Question

Determine the general solution of the given differential equation that is valid in any interval not including the singular point. \((x-2)^{2} y^{\prime \prime}+5(x-2) y^{\prime}+8 y=0\)

Short answer

Question: Find the general solution of the given differential equation \((x-2)^2y'' + 5(x-2)y' + 8y = 0\). Answer: The general solution of the given differential equation is \(y(x) = A (x-2)^{-2+2i} + B (x-2)^{-2-2i}\), where A and B are arbitrary constants.

Step-by-step solution

Introduce a substitution

First, let us introduce a substitution to simplify the differential equation. Let \(z = x - 2\). Then, our equation becomes: \((z)^{2} y^{\prime \prime}+5(z) y^{\prime}+8 y=0\)

Standard form of Equation

Now, let's rewrite the differential equation in the standard form. Divide the equation by \(z^2\) to get: \(y^{\prime \prime}+\frac{5}{z} y^{\prime}+\frac{8}{z^2} y=0\)

Solution Method

We can now see that this is a Cauchy-Euler differential equation. To solve this, we propose a solution of the form \(y(z) = z^r\), and find the corresponding values of \(r\).

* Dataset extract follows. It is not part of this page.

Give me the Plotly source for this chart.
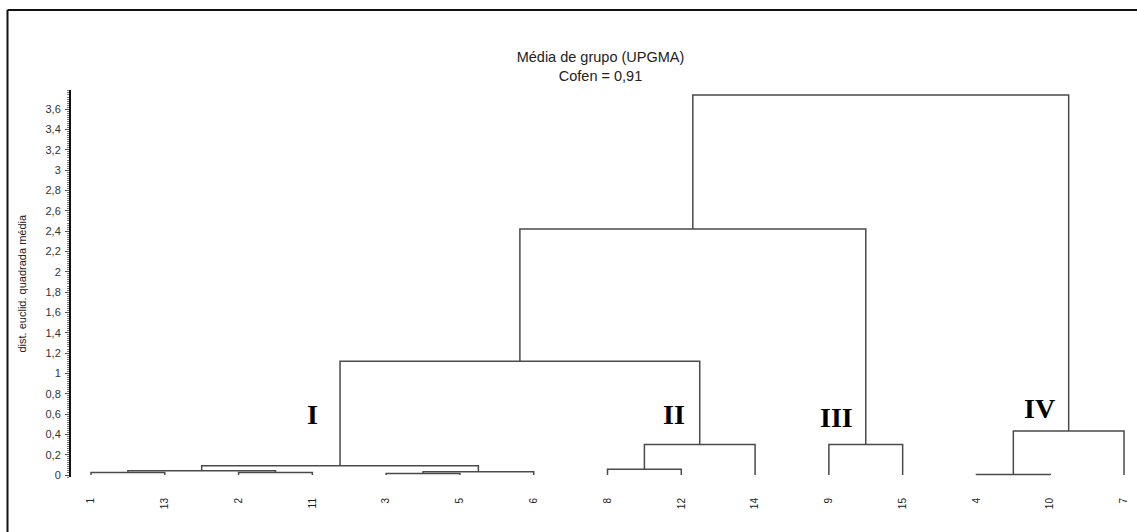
import plotly.graph_objects as go

# Leaf order along the x axis (left to right)
leaf_labels = ["1", "13", "2", "11", "3", "5", "6", "8", "12", "14", "9", "15", "4", "10", "7"]

# UPGMA merge steps: two children (leaf label or earlier cluster "cN") and the fusion height
merge_a = ["1", "2", "c0", "3", "c3", "c2", "8", "c6", "9", "4", "c9", "c5", "c11", "c12"]
merge_b = ["13", "11", "c1", "5", "6", "c4", "12", "14", "15", "10", "7", "c7", "c8", "c10"]
merge_height = [0.025, 0.025, 0.042, 0.015, 0.032, 0.09, 0.056, 0.30, 0.30, 0.004, 0.433, 1.12, 2.42, 3.74]

# Group names and where they sit on the chart (leaf index, height)
group_names = ["I", "II", "III", "IV"]
group_x = [3.0, 7.9, 10.1, 12.85]
group_y = [0.60, 0.60, 0.57, 0.65]

y_ticks = [round(0.2 * i, 1) for i in range(19)]

# Build the dendrogram elbows from the merge table
pos = {lab: (float(i), 0.0) for i, lab in enumerate(leaf_labels)}
xs, ys = [], []
for k, (a, b, h) in enumerate(zip(merge_a, merge_b, merge_height)):
    xa, ha = pos[a]
    xb, hb = pos[b]
    xs += [xa, xa, xb, xb, None]
    ys += [ha, h, h, hb, None]
    pos[f"c{k}"] = ((xa + xb) / 2.0, h)

fig = go.Figure()
fig.add_trace(go.Scatter(
    x=xs, y=ys, mode="lines",
    line=dict(color="#4a4a4a", width=1.5),
    hoverinfo="skip", showlegend=False,
))

for name, gx, gy in zip(group_names, group_x, group_y):
    fig.add_annotation(
        x=gx, y=gy, xref="x", yref="y", text=f"<b>{name}</b>", showarrow=False,
        font=dict(family="Liberation Serif", size=28, color="#000000"),
    )

W, H = 1137, 532
L, R, T, B = 71, 7, 90, 55
pw, ph = W - L - R, H - T - B


def px(xp):
    return (xp - L) / pw


def py(yp):
    return (H - B - yp) / ph


# outer frame (top and left edges)
fig.add_shape(type="line", xref="paper", yref="paper",
              x0=px(7.5), y0=py(10), x1=px(W + 2), y1=py(10),
              line=dict(color="#111111", width=2))
fig.add_shape(type="line", xref="paper", yref="paper",
              x0=px(7.5), y0=py(10), x1=px(7.5), y1=py(H + 2),
              line=dict(color="#111111", width=2))

# vertical axis title
fig.add_annotation(
    x=px(21), y=0.5, xref="paper", yref="paper", textangle=-90,
    text="dist. euclid. quadrada média", showarrow=False,
    xanchor="center", yanchor="middle",
    font=dict(family="Liberation Sans", size=11, color="#222222"),
)

fig.update_layout(
    width=W, height=H,
    margin=dict(l=L, r=R, t=T, b=B, autoexpand=False),
    paper_bgcolor="white", plot_bgcolor="white",
    separators=",.",
    title=dict(
        text="Média de grupo (UPGMA)<br>Cofen = 0,91",
        x=0.5, xref="paper", xanchor="center",
        y=1 - 62 / H, yref="container", yanchor="top",
        font=dict(family="Liberation Sans", size=14.5, color="#222222"),
    ),
    xaxis=dict(
        range=[-0.271, 14.081],
        tickmode="array",
        tickvals=list(range(len(leaf_labels))),
        ticktext=leaf_labels,
        tickangle=-90,
        ticks="",
        ticklabelstandoff=18,
        tickfont=dict(family="Liberation Sans", size=10, color="#222222"),
        showline=False, showgrid=False, zeroline=False,
    ),
    yaxis=dict(
        range=[-0.0197, 3.789],
        tickmode="array",
        tickvals=y_ticks,
        ticks="outside", ticklen=4, tickwidth=1, tickcolor="#555555",
        ticklabelstandoff=2,
        tickfont=dict(family="Liberation Sans", size=11, color="#333333"),
        showline=True, linecolor="#111111", linewidth=2,
        minor=dict(dtick=0.02, tick0=0, ticks="outside", ticklen=2,
                   tickcolor="#777777", tickwidth=1),
        showgrid=False, zeroline=False,
    ),
)

fig.write_html("out.html")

Plug in the proposed solution

Replace the function \(y(z)\) and its derivatives into the differential equation: \(y'(z) = rz^{r-1}\) \(y''(z) = r(r-1)z^{r-2}\) Plug these into the differential equation: \(r(r-1)z^{r-2}+\frac{5}{z} rz^{r-1}+\frac{8}{z^2} z^r=0\)

Simplify and find characteristic equation

Notice that all terms have at least \(z^{r-2}\) as a factor. We can divide by \(z^{r-2}\) and simplify: \(r(r-1)+5r+8=0\) This equation is the characteristic equation. Solve for r: \(r^2 - r + 5r + 8 = 0\) \(r^2 + 4r + 8 = 0\)

Solve the characteristic equation

To find the roots of the quadratic equation, we can use the quadratic formula: \(r = \frac{-b \pm \sqrt{b^2 - 4ac}}{2a}\) \(r = \frac{-4 \pm \sqrt{(-4)^2 - 4(1)(8)}}{2(1)}\) \(r = \frac{-4 \pm \sqrt{16 - 32}}{2}\) Since \(16-32=-16\), we have a complex solution: \(r = \frac{-4 \pm \sqrt{-16}}{2} = -2 \pm 2i\)

General solution

As the roots are complex, the general solution is of the form: \(y(z) = A z^{r_1} + B z^{r_2}\) \(y(z) = A z^{-2+2i} + B z^{-2-2i}\)

Transform back to x

Now let's revert back to the variable \(x\) using the substitution \(z = x - 2\): \(y(x) = A (x-2)^{-2+2i} + B (x-2)^{-2-2i}\) This is the general solution of the given differential equation that is valid in any interval not including the singular point.